Both Anaconda and Amalgamated were good long-term investments at nearly any price. It is tempting to presume that Rogers’s office not only executed these trades for Clemens, but directed his investing decision. But in the case of Amalgamated, the evidence points to the opposite chain of command and, in the case of Anaconda, there is no evidence that Rogers was pulling the strings. If he was, why did he have Clemens buy into Anaconda so late, missing out on the boom years and paying an inflated price for shares? Why wasn’t he part of the initial group of investors, as he had been with Amalgamated? These transactions seem to suggest that Clemens was largely in control of his portfolio, even when it came to the investments about which Rogers was the epitome of an inside trader.
I don’t mean to imply that Twain didn’t benefit from insider information due to his close friendship with Rogers. He most certainly did, as future installments will evidence. But, from at least 1897 forward, Clemens was not exclusively reliant on or even wholly deferential to Rogers. Nor was it a given that Rogers would include his friend in every promising operation he undertook. Twain heard about Amalgamated in the international press before he heard about it from his friend and broker, who was the President of the company! We cannot selectively ascribe the good investments to Rogers and the bad ones to Clemens, unless there is a clear and substantive archival rationale for doing so.
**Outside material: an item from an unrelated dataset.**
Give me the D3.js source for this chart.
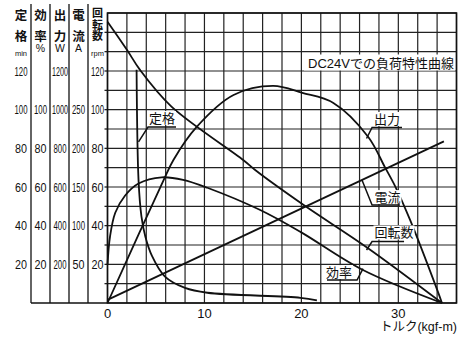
<!DOCTYPE html>
<html><head><meta charset="utf-8">
<script src="https://cdn.jsdelivr.net/npm/d3@7"></script>
<style>body{margin:0;background:#fff}text{font-family:"Liberation Sans","Noto Sans CJK JP",sans-serif;fill:#111}</style>
</head><body>
<svg id="c" width="470" height="338"></svg>
<script>
// ---- data ----
const torqueTicks = [0, 10, 20, 30];
const minTicks = [20, 40, 60, 80, 100, 120];
const effTicks = [20, 40, 60, 80, 100];
const wattTicks = [200, 400, 600, 800, 1000, 1200];
const ampTicks = [50, 100, 150, 200, 250];
const rpmTicks = [20, 40, 60, 80, 100, 120];

// [torque kgf-m, value]
const rpmData = [[0,145.5],[2,131],[3.35,120.6],[6.6,101.6],[14,74],[15.2,68.9],[20.2,50.8],[26.8,28.6],[34.5,0]];
const outputData = [[0,0],[3.35,370],[5.8,637],[6.8,740],[9.2,911],[13,1076],[17.1,1123],[20.1,1087],[23.3,1035],[26.9,859],[28.6,704],[29.7,601],[31.2,431],[34,69],[34.5,0]];
const currentData = [[0,4],[34.7,209]];
const effData = [[0,19.8],[0.26,34.4],[0.8,46.7],[1.8,55.5],[3.2,61.8],[5.6,65],[7.8,63.7],[10.3,59.6],[15.7,48.2],[19.9,36.8],[26.3,17.2],[34.5,0]];
const ratedData = [[3.0,120.6],[3.2,63.7],[3.5,44.8],[3.9,34.4],[4.6,24.2],[5.9,13.8],[8.0,7.8],[10.3,5.3],[19.9,2.7],[21.6,1.3]];

const title = "DC24Vでの負荷特性曲線";
const xTitle = "トルク(kgf-m)";

// ---- scales ----
const svg = d3.select('#c');
const x = d3.scaleLinear().domain([0, 36]).range([107.5, 456.5]);
const yRpm = d3.scaleLinear().domain([0, 150]).range([303, 13]);
const yMin = yRpm.copy();
const yEff = yRpm.copy();
const yW = d3.scaleLinear().domain([0, 1500]).range([303, 13]);
const yA = d3.scaleLinear().domain([0, 375]).range([303, 13]);

// ---- grid ----
const g = svg.append('g');
g.selectAll('.vg').data(d3.range(0, 37, 2)).join('line')
  .attr('x1', d => x(d)).attr('x2', d => x(d)).attr('y1', yRpm(150)).attr('y2', yRpm(0))
  .attr('stroke', '#222').attr('stroke-width', 1.2);
g.selectAll('.hg').data(d3.range(0, 151, 10)).join('line')
  .attr('y1', d => yRpm(d)).attr('y2', d => yRpm(d)).attr('x1', x(0)).attr('x2', x(36))
  .attr('stroke', '#222').attr('stroke-width', 1.2);
g.append('rect').attr('x', x(0)).attr('y', yRpm(150)).attr('width', x(36) - x(0)).attr('height', yRpm(0) - yRpm(150))
  .attr('fill', 'none').attr('stroke', '#111').attr('stroke-width', 1.6);

// left tick marks on rpm border
g.selectAll('.lt').data(d3.range(10, 150, 10)).join('line')
  .attr('x1', x(0) - 3).attr('x2', x(0)).attr('y1', d => yRpm(d)).attr('y2', d => yRpm(d))
  .attr('stroke', '#111').attr('stroke-width', 1.2);

// ---- left axis columns ----
const colEdges = [31, 50, 69, 88];
colEdges.forEach(cx => svg.append('line').attr('x1', cx).attr('x2', cx).attr('y1', 4).attr('y2', 303)
  .attr('stroke', '#111').attr('stroke-width', 1.3));
svg.append('line').attr('x1', 31).attr('x2', x(0)).attr('y1', 303).attr('y2', 303).attr('stroke', '#111').attr('stroke-width', 1.3);

const cols = [
  {cx: 21, ticks: minTicks, s: yMin, head: '定格', unit: 'min', unitSmall: true},
  {cx: 40.5, ticks: effTicks, s: yEff, head: '効率', unit: '%', unitSmall: false},
  {cx: 60, ticks: wattTicks, s: yW, head: '出力', unit: 'W', unitSmall: false},
  {cx: 78.5, ticks: ampTicks, s: yA, head: '電流', unit: 'A', unitSmall: false},
  {cx: 97.5, ticks: rpmTicks, s: yRpm, head: '回転数', unit: 'rpm', unitSmall: true}
];
cols.forEach(c => {
  const gg = svg.append('g');
  // narrow (condensed) tick numbers
  gg.selectAll('text.t').data(c.ticks).join('text')
    .attr('text-anchor', 'middle').attr('font-size', 13)
    .text(d => d)
    .each(function(d) {
      const len = this.getComputedTextLength();
      const target = String(d).length === 2 ? 12 : (String(d).length === 3 ? 13 : 16);
      d3.select(this).attr('transform', `translate(${c.cx},${c.s(d) + 4.5}) scale(${target / len},1)`);
    });
  // vertical header
  const three = c.head.length === 3;
  gg.append('text').attr('x', c.cx).attr('y', three ? 7.5 : 8.5)
    .style('writing-mode', 'vertical-rl')
    .style('font-family', '"Noto Sans CJK JP"')
    .attr('font-weight', 'bold')
    .attr('font-size', three ? 11 : 12.5)
    .attr('letter-spacing', three ? 0.5 : 9)
    .text(c.head);
  gg.append('text').attr('x', c.cx).attr('y', c.unitSmall ? 56 : 52)
    .attr('text-anchor', 'middle').attr('font-size', c.unitSmall ? 7.5 : 10.5)
    .text(c.unit);
});

// ---- x axis labels ----
svg.selectAll('.xl').data(torqueTicks).join('text')
  .attr('x', d => x(d)).attr('y', 318).attr('text-anchor', 'middle').attr('font-size', 13).text(d => d);
svg.append('text').attr('x', 457).attr('y', 331).attr('text-anchor', 'end').attr('font-size', 12.5).text(xTitle);

// ---- title ----
svg.append('rect').attr('x', 304).attr('y', 54.5).attr('width', 151).attr('height', 16).attr('fill', '#fff');
svg.append('text').attr('x', 308).attr('y', 68).attr('font-size', 13).text(title);

// ---- curves ----
const cg = svg.append('g').attr('fill', 'none').attr('stroke', '#111').attr('stroke-width', 1.8);
const mk = s => d3.line().x(d => x(d[0])).y(d => s(d[1])).curve(d3.curveCatmullRom.alpha(0.5));
cg.append('path').attr('d', mk(yRpm)(rpmData));
cg.append('path').attr('d', mk(yW)(outputData));
cg.append('path').attr('d', d3.line().x(d => x(d[0])).y(d => yA(d[1]))(currentData));
cg.append('path').attr('d', mk(yEff)(effData));
cg.append('path').attr('d', mk(yMin)(ratedData));

// ---- curve labels (data coordinates: torque, rpm-scale units) ----
const notes = [
  {t: '定格', tx: 5.62, ty: 93.1, u0: 4.18, u1: 7.07, uy: 91.0, px: 3.2, py: 83.3},
  {t: '出力', tx: 28.83, ty: 92.6, u0: 27.29, u1: 30.38, uy: 90.8, px: 26.72, py: 85.1},
  {t: '電流', tx: 28.88, ty: 52.2, u0: 27.29, u1: 30.17, uy: 50.7, px: 26.25, py: 63.6},
  {t: '回転数', tx: 29.55, ty: 33.9, u0: 27.29, u1: 30.59, uy: 31.8, px: 26.72, py: 27.4},
  {t: '効率', tx: 23.88, ty: 13.4, u0: 22.64, u1: 25.74, uy: 11.9, px: 26.36, py: 17.8, right: true}
];
notes.forEach(n => {
  const w = n.t.length * 13;
  svg.append('rect').attr('x', x(n.tx) - w / 2 - 1).attr('y', yRpm(n.ty) - 12).attr('width', w + 2).attr('height', 14).attr('fill', '#fff');
  svg.append('text').attr('x', x(n.tx)).attr('y', yRpm(n.ty)).attr('text-anchor', 'middle')
    .attr('font-size', 13).style('font-family', '"Noto Sans CJK JP"').text(n.t);
  const sx = n.right ? n.u1 : n.u0;
  svg.append('path').attr('fill', 'none').attr('stroke', '#111').attr('stroke-width', 1.5)
    .attr('d', `M${x(n.right ? n.u0 : n.u1)},${yRpm(n.uy)}L${x(sx)},${yRpm(n.uy)}L${x(n.px)},${yRpm(n.py)}`);
});
</script>
</body></html>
Like United Fruit, which was the subject of my first chapter, Anaconda Copper would survive and prosper deep into the 20th century, profiting from destructive labor and environmental practices. Twain had a complicated, but generally favorable attitude toward labor unions, and likely would’ve been disgusted by many of the things narrated in books like Smoke Wars (2001) by Donald Macmillan, Anaconda (2001) by Laurie Mercier, and The Battle for Butte (1981) by Michael Malone. But, despite superficial resemblances between Anaconda Copper and United Fruit, I don’t think we can attribute his investments in copper to his philosophy of existential hedging. Whereas he was well-informed about the U.S. imperialism which underwrote commercial plundering abroad, he seems to have been surprisingly unaware (or uninterested) in the abuses of industrialization in the American West, even though he had spent much of his youth in places similar to the copper mining towns. Nor were the labor and environmental practices of the copper conglomerate a significant part of the ample and ambivalent public discourse surrounding it during Clemens’s lifetime.
The copper boom was driven largely by technological developments about which Twain was enthusiastic, which may have blinded him to the social costs. Both Twain and Rogers understood that the U.S. was on the precipice of a communication revolution which required copper filaments, wiring, conductors, etc. More on that in due time.